With the Licinian-Sestian compromise, stability was brought to Rome.
443 B.C.: Pericles’ age
427 B.C.: Plato was born
384 B.C.: Aristotle was born
377 B.C.: Hippocrates dies
336 B.C.: Alexander the Great is incoronated
326 B.C. Rome and Naples make a peace treaty
323 B.C.: Alexander the Great dies
312 B.C.: the first aqueduct was commissioned by censor Appius Cl.Caecus
280 B.C.: War against Pyrrhus
At the top of the hierarchy in the establishment there was the Consulate. Holders of the supreme civil and military power, theoretically indefinite, the two consuls exercised the imperium majus et infinitum and the suprema potestas collegially; however the power was not always equally divided, therefore one acted as a safeguard for the other consul by his power of intercessio. The years were named after them.
They had the ius agendi cum patribus and cum populo: this means that they could preside over and convene the Senate and comitia, they presented law-proposals, appointed their successors, proposed candidates for the other magistrates in the assemblies; on the Senate’s recommendation they proclaimed the dictator, who was an exceptionally powerful (but for no more than six months) monocratic figure, in times of necessity, emergencies or grave threat to the Republic.
The consuls were commander-in-chief of the army, outside the pomerium of the city and not subject to any constitutional limit (provocatio and intercessio tribunicia).
They also had judicial power in criminal affairs, public order, police, and public finance.
Directly below the consuls, we find the two Praetors, who could occasionally substitute and assist them, but with limited power. Their specific competence was in the field of jurisdiction: i.e. the praetor Peregrinus established in 242 B.C. the judgement of non-Roman citizens within the city boundaries.
Elected by the comitia centuriata, they had the ius agendi cum populo and cum patribus, presided over the meetings for the election of minors; they passed their annual edict, which was the main source of the ius praetorium.
The Censores were chosen among senators and performed the delicate tasks (originally dealt with by the consuls) of enrolling citizens in different units of the assembly; and creating the lists of the new senators (lectio senatus).
They had no imperium – they had an 18 month mandate.
They executed control on citizens’ civil and moral behaviour through censorship, negative assessment added to the name of the person, with variable effects on political rights (nota censoria).
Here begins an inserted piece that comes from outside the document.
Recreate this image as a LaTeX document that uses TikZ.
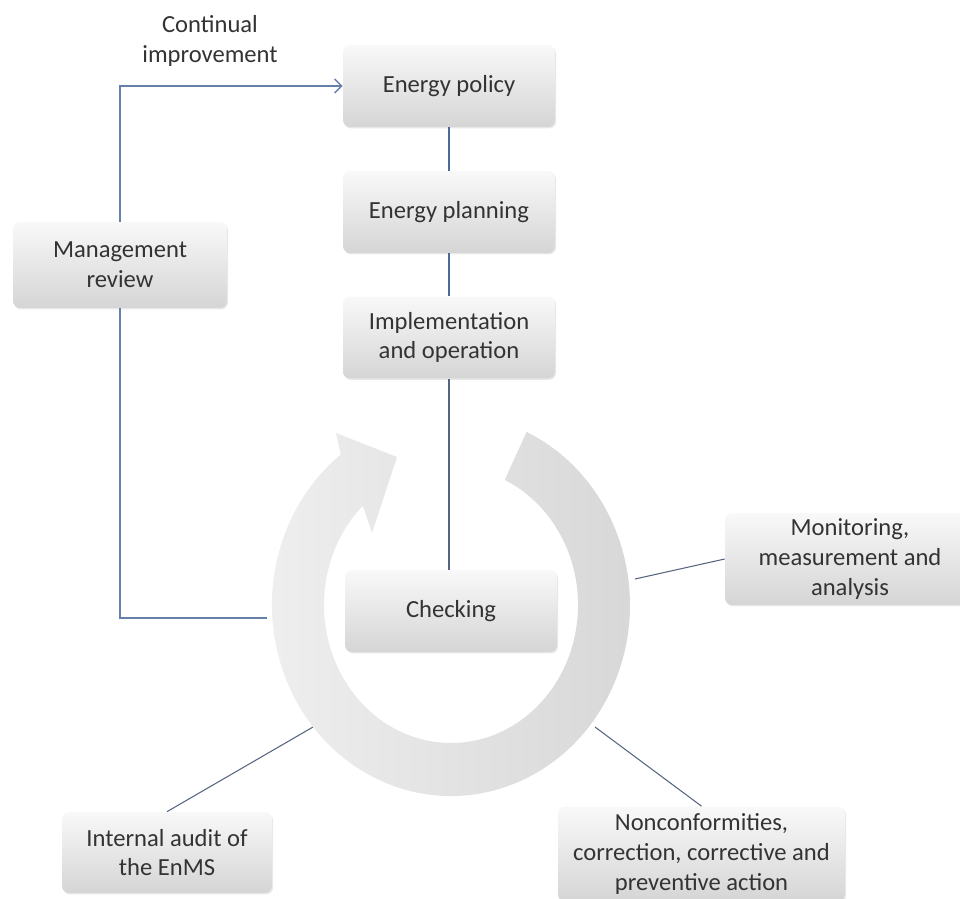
\documentclass[tikz,border=0pt]{standalone}
\usepackage{fontspec}
\setmainfont{Carlito}
\usetikzlibrary{arrows.meta,shadows}

\definecolor{linkblue}{HTML}{4A6A9A}
\definecolor{spokeblue}{HTML}{56657F}
\definecolor{boxtext}{HTML}{333333}

\tikzset{
  stage/.style={rounded corners=4pt, top color=gray!5, bottom color=gray!33,
    text=boxtext, align=center, font=\fontsize{14}{17}\selectfont,
    minimum width=4.24cm, minimum height=1.64cm, inner sep=2pt,
    drop shadow={opacity=0.18, shadow xshift=0.6pt, shadow yshift=-0.8pt}},
  link/.style={draw=linkblue, line width=1.4pt},
  feedback/.style={draw=linkblue!85, line width=0.8pt},
  spoke/.style={draw=spokeblue, line width=0.6pt},
}

\begin{document}
\begin{tikzpicture}[x=0.02cm, y=-0.02cm]
  \useasboundingbox (0,0) rectangle (960,899);
  \clip (0,0) rectangle (960,899);
  % boxes
  \node[stage] (policy) at (449,86) {Energy policy};
  \node[stage] (planning) at (449,212) {Energy planning};
  \node[stage] (implement) at (449,337.5) {Implementation\\and operation};
  \node[stage] (checking) at (451,611) {Checking};
  \node[stage, minimum width=4.28cm, minimum height=1.72cm] (review) at (120,265) {Management\\review};
  \node[stage, minimum width=5cm, minimum height=1.84cm] (monitor) at (850,559) {Monitoring,\\measurement and\\analysis};
  \node[stage, minimum width=5.74cm, minimum height=1.9cm] (nonconf) at (701.5,854) {Nonconformities,\\correction, corrective and\\preventive action};
  \node[stage, minimum width=4.2cm, minimum height=1.62cm] (audit) at (167,852.5) {Internal audit of\\the EnMS};
  % label of the feedback loop
  \node[align=center, text=boxtext, font=\fontsize{14}{17}\selectfont] (improve) at (210,41) {Continual\\improvement};
  % points on the ring
  \coordinate (ringW) at (267,618);
  \coordinate (ringE) at (635,579);
  \coordinate (ringSE) at (595,727);
  \coordinate (ringSW) at (313,727);
  % plan-do chain
  \draw[link] (policy) -- (planning);
  \draw[link] (planning) -- (implement);
  \draw[spoke] (implement.south) -- (implement.south |- checking.north);
  % feedback loop
  \draw[feedback, -{Straight Barb[length=4pt, width=8pt]}] (review.north) |- (policy.west);
  \draw[feedback] (review.south) |- (ringW);
  % checking steps
  \draw[spoke] (monitor.west) -- (ringE);
  \draw[spoke] (nonconf.north) -- (ringSE);
  \draw[spoke] (audit.north) -- (ringSW);
  % the ring arrow
  \begin{scope}[shift={(451,605)}, yscale=-1]
    \shade[left color=gray!12, right color=gray!32]
      (75.6,173.1) arc[start angle=65, end angle=-232, x radius=179, y radius=191]
      -- (-115,172) -- (-54,148) -- (-79,72)
      -- (-88.2,99.3) arc[start angle=-226, end angle=65, x radius=127, y radius=138]
      -- cycle;
  \end{scope}
\end{tikzpicture}
\end{document}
Among the minor magistrates (aediles; quaestors; auxiliary colleges), there were the Tribuni plebis, who had sacrosanctitas (political immunity) from 449 B.C. After 367 B.C. they acquired an independent position in the Republic; and especially a power of veto (intercessio) on acts of other magistrates.
With regard to the administration of criminal and civil justice, they had a coercendi summa potestas: power (in fact, not based on imperium) to impose fines, property confiscation order, arrest and detention of a citizen, capital punishment.
Founded as the ancient council of elders, representatives (called fathers/patres) chosen among the richest and noblest families of the city, the Senate was made up of the most important members of the city, with their privileges, and roles which were reserved to them (for example priests, as Flamines, and vati, as augures).
The Senators at the beginning were the King’s counsellors; then they took the political leadership of the res publica. They gave their approval (auctoritas patrum) as a ratification on magistrates’ law proposals and electoral candidature to the citizens’ assemblies, as a means of control and aristocratic hegemony.
The selection of Senators (Lectio Senatus) was decided by Censors every 5 years: the Senators (300 to begin with, then up to 600 under Sulla, arriving at 900 with Caesar; to establish their final number at 600 under Augustus) were chosen principally among former judges, or dictators, consuls, praetors and afterwards also former plebeian aediles, former tribunes plebis (from 216 B.C), former quaestors (Sulla), and exceptionally among people who had distinguished themselves in the Republic without ever having held public office. Their duties were to: declare war, draw up treaties, receive foreign ambassadors, honour with triumph ceremonies victorious generals; they inspected the coffers of Rome.
During the centuries, in Roman Empire, they lost their importance, however they maintained their prestige; formally nominating the new Emperor and declaring, after his death, his divinity or his damnatio memoriae.
Popular assemblies could be Contio (an informal meeting); Comitium (a meeting for all citizens); and Concilium (a meeting for a selected class, usually plebeians).
The ancient assembly was the comitia curiata, which had a few sacral functions, and the vote of the lex de imperio curiata, which confirmed the imperium of the major magistrates, then elected by the com.centuriata.
The most important was the comitia centuriata, which derived from the ancient Servian reformed army, where cives voted according to a tymocratic (based on wealth) division. Summoned by the magistrates cum imperio, with the exception of the Praetor (responsible only for criminal cases), they voted the leges and elected the major magistrates.
The Comitia tributa was a new form of assembly of the middle to late Republic, in which citizens voted in accordance to their geographical position (tribus).
The concilia plebis were the plebeians’ assembly, in which the plebs, divided by tribe, were summoned by plebeian magistrates as tribuni plebis and voted the plebiscita.